The exhibit included four paintings and one mirror with copper tape, all of which provided a glimpse into the life story and growth of four LGBTQ+ community members. Each painting was connected to a motion sensor to allow the listener to learn about the subject’s past, present and future.
Agar shared her own personal story about growing up in Mexico and moving in with her mother at 14 years old.
“[My mother] was very concerned that I was becoming ‘machona,’ which is a term in Mexico to say a female that is more manly,” Agar said. “She threw away my clothing and she was like, ‘now you’re going to wear pink.’”
Agar said she wanted those who didn’t even know they were queer to hear stories about people like them and to not feel alone. That sentiment motivated Maddison Cam, who is trans-nonbinary, to become a part of the project.
“I knew that it was going to be in service to the queer community here in the valley,” Cam said. “So that’s what really got me. It was just knowing that anything I did was going to be in service to a greater purpose.”
Cam, a Salt Lake City performance artist, is no stranger to sharing stories through art.

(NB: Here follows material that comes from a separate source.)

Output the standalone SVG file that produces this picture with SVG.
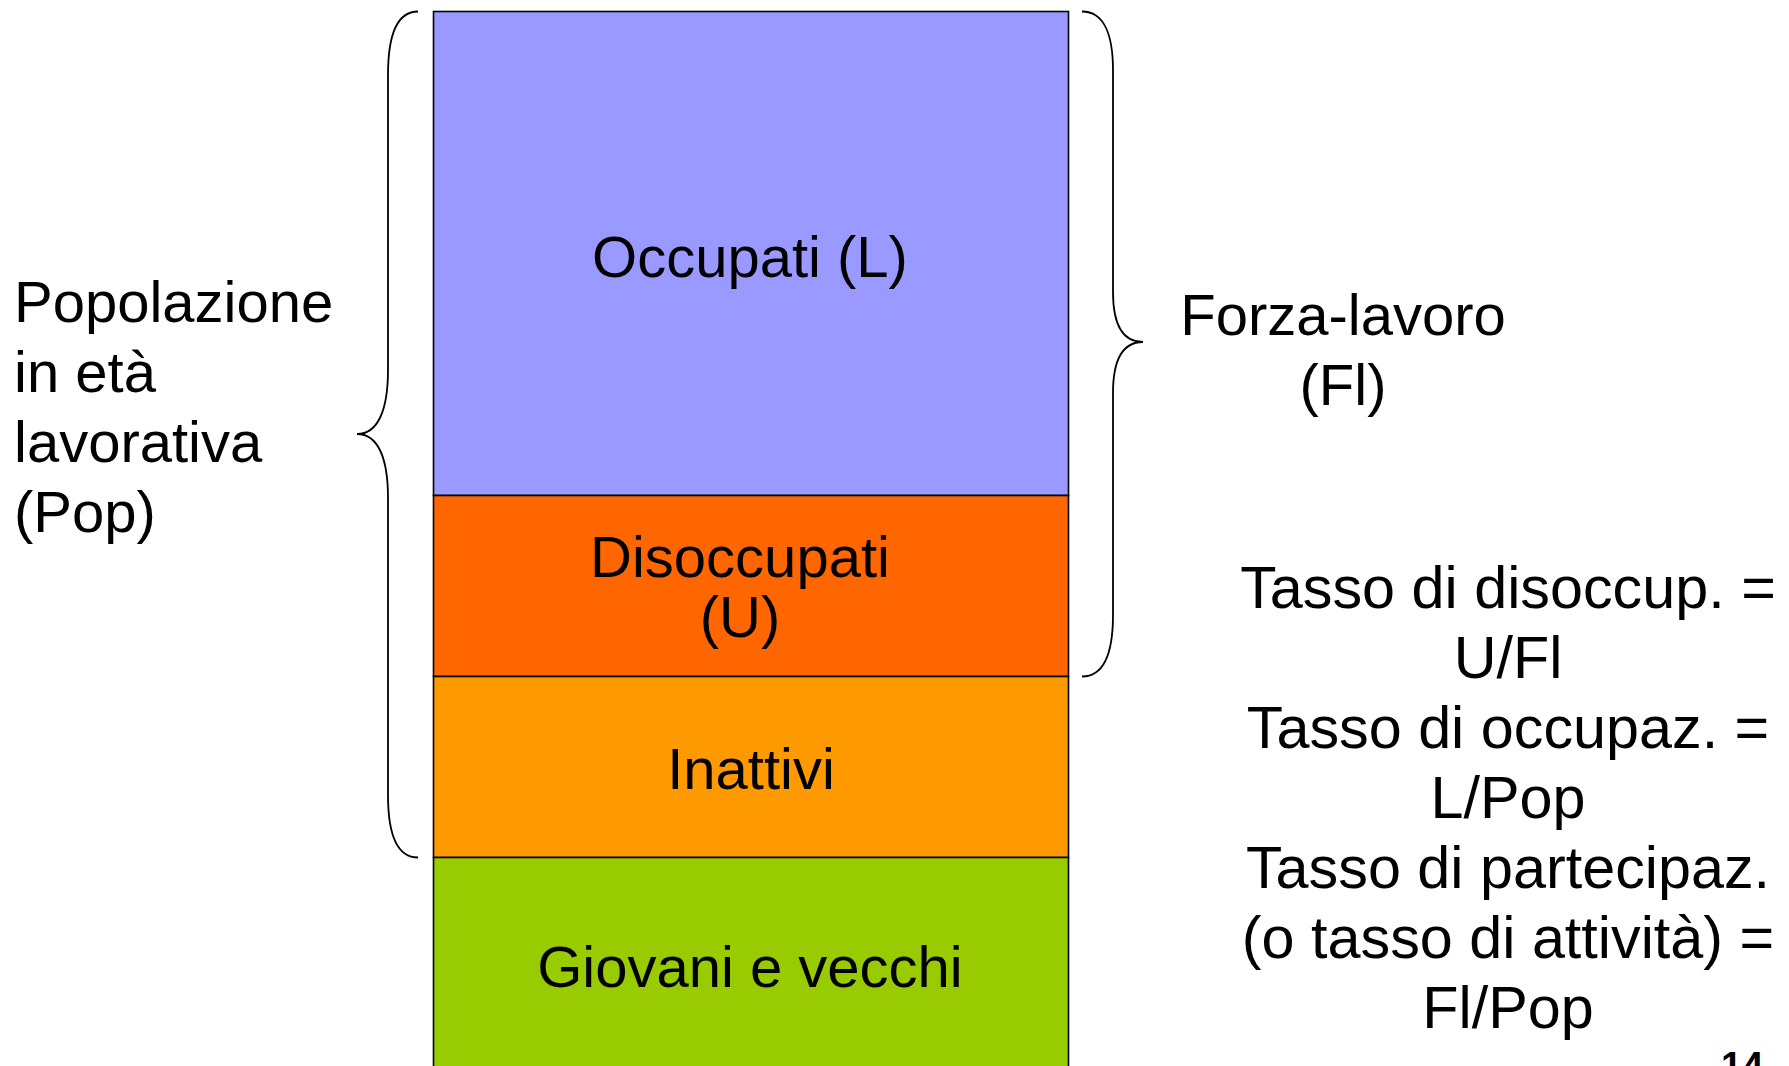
<svg xmlns="http://www.w3.org/2000/svg" width="1789" height="1066" viewBox="0 0 1789 1066">
<style>
  .t { font-family: "Liberation Sans", Arial, sans-serif; font-size: 58px; fill: #000; }
  .r { font-size: 59.3px; }
  .c { text-anchor: middle; }
  .box { stroke: #000; stroke-width: 1.6; }
  .brace { fill: none; stroke: #000; stroke-width: 1.8; }
</style>
<rect width="1789" height="1066" fill="#fff"/>
<g id="occupati">
  <rect class="box" x="433.5" y="11.5" width="635" height="484" fill="#9999FF"/>
  <text class="t c" x="750" y="277">Occupati (L)</text>
</g>
<g id="disoccupati">
  <rect class="box" x="433.5" y="495.5" width="635" height="181" fill="#FF6600"/>
  <text class="t c" x="740" y="577">Disoccupati</text>
  <text class="t c" x="740" y="637">(U)</text>
</g>
<g id="inattivi">
  <rect class="box" x="433.5" y="676.5" width="635" height="181" fill="#FF9900"/>
  <text class="t c" x="751" y="789">Inattivi</text>
</g>
<g id="giovani">
  <rect class="box" x="433.5" y="857.5" width="635" height="215" fill="#99CC00"/>
  <text class="t c" x="750" y="987">Giovani e vecchi</text>
</g>
<g id="connectors">
  <path class="brace" d="M 418 11.5 C 396 11.5, 388 38, 388 75 L 388 370 C 388 410, 378 434, 357 434 C 378 434, 388 458, 388 498 L 388 795 C 388 832, 396 857.5, 418 857.5"/>
  <path class="brace" d="M 1082 11.5 C 1104 11.5, 1113 35, 1113 70 L 1113 292 C 1113 326, 1124 342, 1143 342 C 1124 342, 1113 358, 1113 393 L 1113 615 C 1113 652, 1104 676.5, 1082 676.5"/>
</g>
<g id="popolazione">
  <text class="t" x="14" y="322">Popolazione</text>
  <text class="t" x="14" y="392">in età</text>
  <text class="t" x="14" y="462">lavorativa</text>
  <text class="t" x="14" y="532">(Pop)</text>
</g>
<g id="forza-lavoro">
  <text class="t c" x="1343" y="335">Forza-lavoro</text>
  <text class="t c" x="1343" y="405">(Fl)</text>
</g>
<g id="tassi">
  <text class="t r c" x="1508" y="608">Tasso di disoccup. =</text>
  <text class="t r c" x="1508" y="678">U/Fl</text>
  <text class="t r c" x="1508" y="748">Tasso di occupaz. =</text>
  <text class="t r c" x="1508" y="818">L/Pop</text>
  <text class="t r c" x="1508" y="888">Tasso di partecipaz.</text>
  <text class="t r c" x="1508" y="958">(o tasso di attività) =</text>
  <text class="t r c" x="1508" y="1028">Fl/Pop</text>
</g>
<g id="page-number">
  <text x="1721" y="1079" font-family="Liberation Sans, Arial, sans-serif" font-size="38" font-weight="bold">14</text>
</g>
</svg>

Their one-person puppetry drag and burlesque show, first performed at the Great Salt Lake Fringe Festival, shared a message about what Cam called the “ridiculous nature of gender.”
Cam believes visual messages can make a difference to the queer community. “I never regret coming out as non-binary. How can you regret your truth?” they said.
The in-person exhibit ran until late July, but those who wish to view the work can still do so on Agar’s website. The online showing features behind-the-scenes photos, artist’s notes, LGBTQ+ suicide prevention resources, and a virtual, three-dimensional space of the exhibit.
Editor’s note: An earlier version of this article incorrectly stated that Agar’s exhibit premiered at SLCC. The headline and story have been corrected.